DPR dan Pemerintah Diminta Evaluasi
Desakan kepada DPR untuk terbuka dan menjelaskan rincian penggunaan anggaran terus mengalir. Lembaga swadaya masyarakat (LSM) seperti ICW dan Indonesia Budget Center (IBC) pun menyarankan adanya audit terbuka terhadap pengeluaran legislatif.
Tak hanya itu, sejumlah pengamat anggaran juga menilai perlu ada pembatasan tunjangan yang tidak proporsional dan mereformasi sistem insentif berdasarkan kinerja. Hal ini dinilai penting agar anggota DPR benar-benar fokus bekerja untuk rakyat, bukan semata mencari keuntungan pribadi dari jabatan publik.
Perspektif DPR Soal Gaji dan Tunjangan
Sejumlah anggota DPR membela diri dengan mengatakan bahwa besaran yang diterima mereka wajar, mengingat beban kerja dan tanggung jawab yang mereka emban. Ada pula yang menyebut tunjangan tersebut telah melalui mekanisme yang sah, serta telah dikaji dan disetujui oleh lembaga yang berwenang.
Namun, argumen ini tetap belum sepenuhnya diterima masyarakat, apalagi saat sebagian rakyat harus bertahan dengan UMR yang jauh dari kata layak. Kondisi ini menimbulkan jurang persepsi antara elite politik dan masyarakat umum.
Perbandingan dengan Negara Lain
Jika dibandingkan dengan gaji dan tunjangan parlemen di negara-negara lain, anggota DPR RI termasuk dalam jajaran yang cukup tinggi. Misalnya, di Jepang dan Korea Selatan, anggota parlemen juga mendapat kompensasi yang besar, namun diiringi dengan transparansi dan laporan kinerja yang ketat.
Sedangkan di Indonesia, belum semua anggota DPR aktif melaporkan kegiatan mereka secara terbuka, apalagi menjelaskan secara rinci anggaran yang digunakan untuk kegiatan kedewanan.
Potensi Reformasi Sistem Remunerasi
Diskusi tentang reformasi sistem gaji dan tunjangan DPR bukan hal baru. Sejak beberapa tahun terakhir, sudah muncul wacana penggajian berbasis kinerja, di mana tunjangan bisa disesuaikan dengan tingkat kehadiran, kontribusi di komisi, atau keberhasilan legislasi.
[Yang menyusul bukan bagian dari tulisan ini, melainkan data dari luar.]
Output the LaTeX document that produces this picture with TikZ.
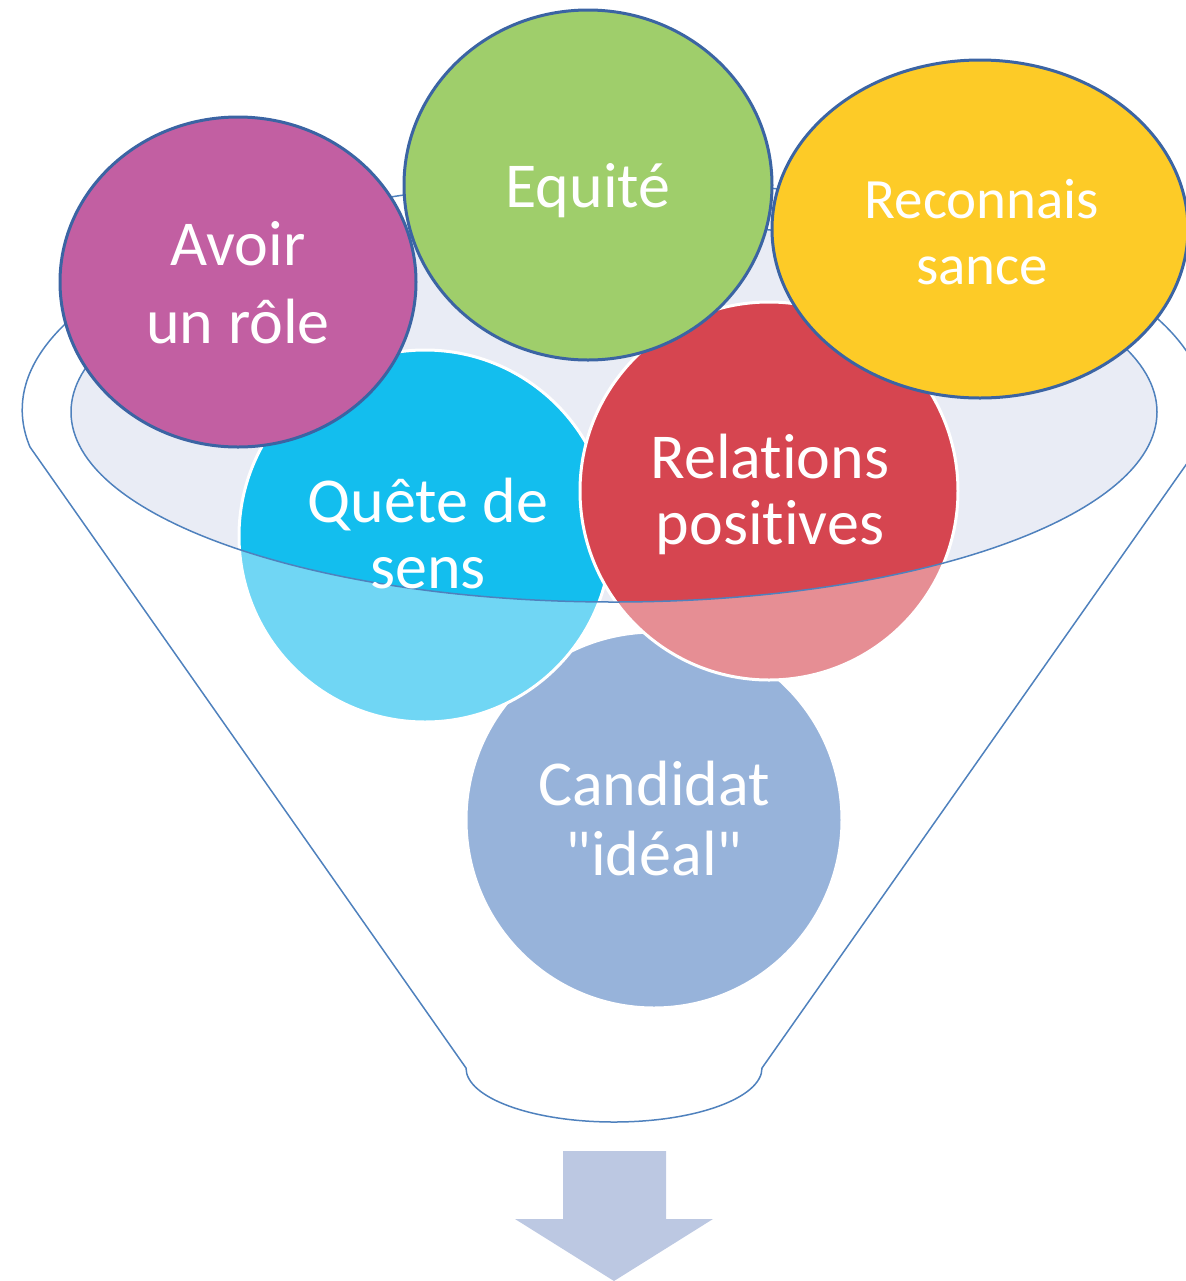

Namun, hingga kini, sistem itu belum juga diterapkan secara serius. Padahal, jika dilakukan, publik bisa lebih percaya bahwa dana yang dikeluarkan negara memang sepadan dengan kinerja para wakil rakyat.
Penutup: Transparansi dan Keadilan Harus Jalan Bersama
Kisah tentang hebohnya gaji dan tunjangan DPR RI ini menjadi pengingat bahwa transparansi dan akuntabilitas adalah kunci kepercayaan publik. Negara memang punya kewajiban untuk menghargai kerja pejabat publik, tapi di saat yang sama harus memastikan bahwa pengeluaran tersebut adil dan bisa dipertanggungjawabkan.
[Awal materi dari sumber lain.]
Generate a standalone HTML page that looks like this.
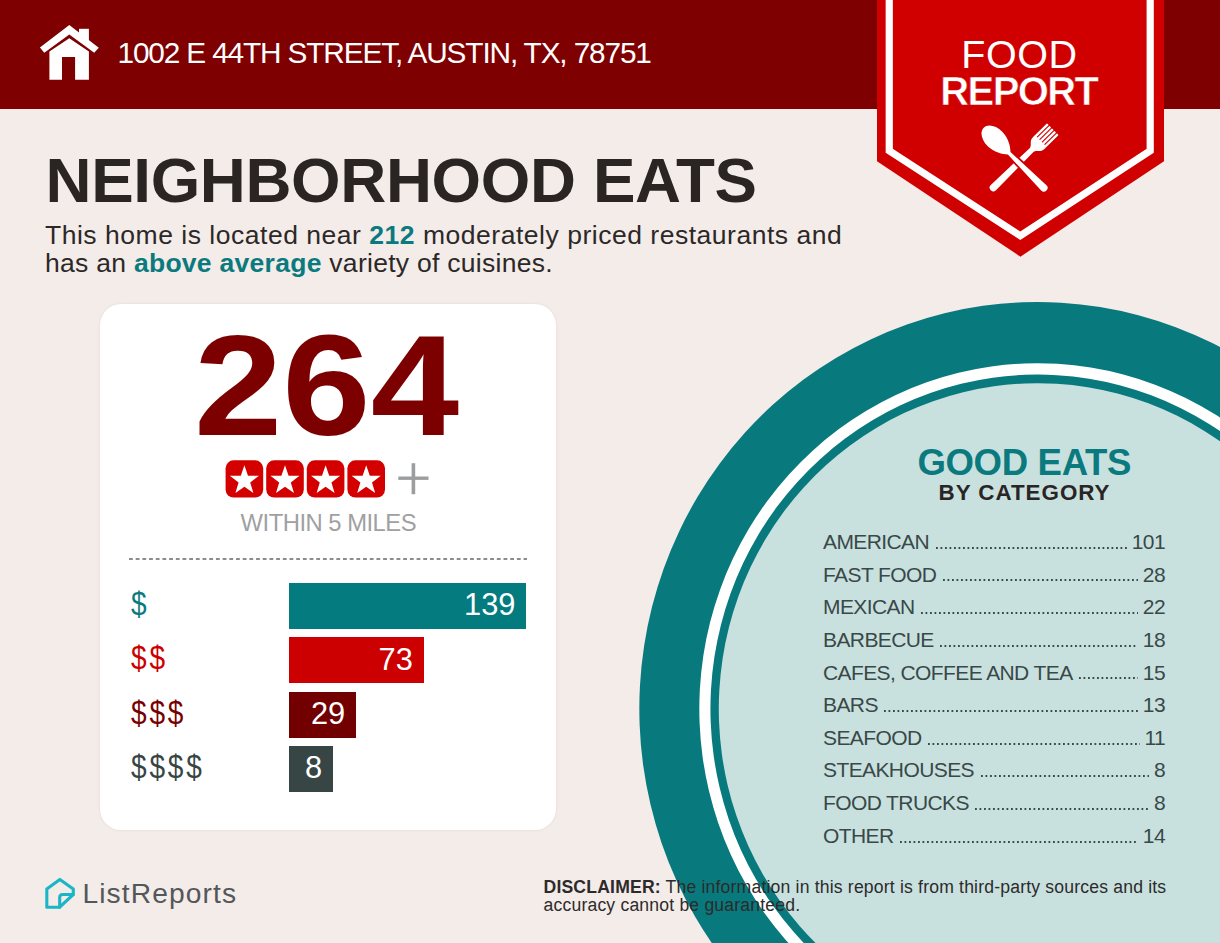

Rakyat butuh bukti kerja nyata dari para wakilnya, bukan sekadar laporan keuangan atau angka-angka besar di slip gaji. Jika DPR ingin terus mendapat kepercayaan publik, sudah saatnya membuka semua detail ini dengan jujur dan menjadikan reformasi sebagai komitmen, bukan sekadar retorika.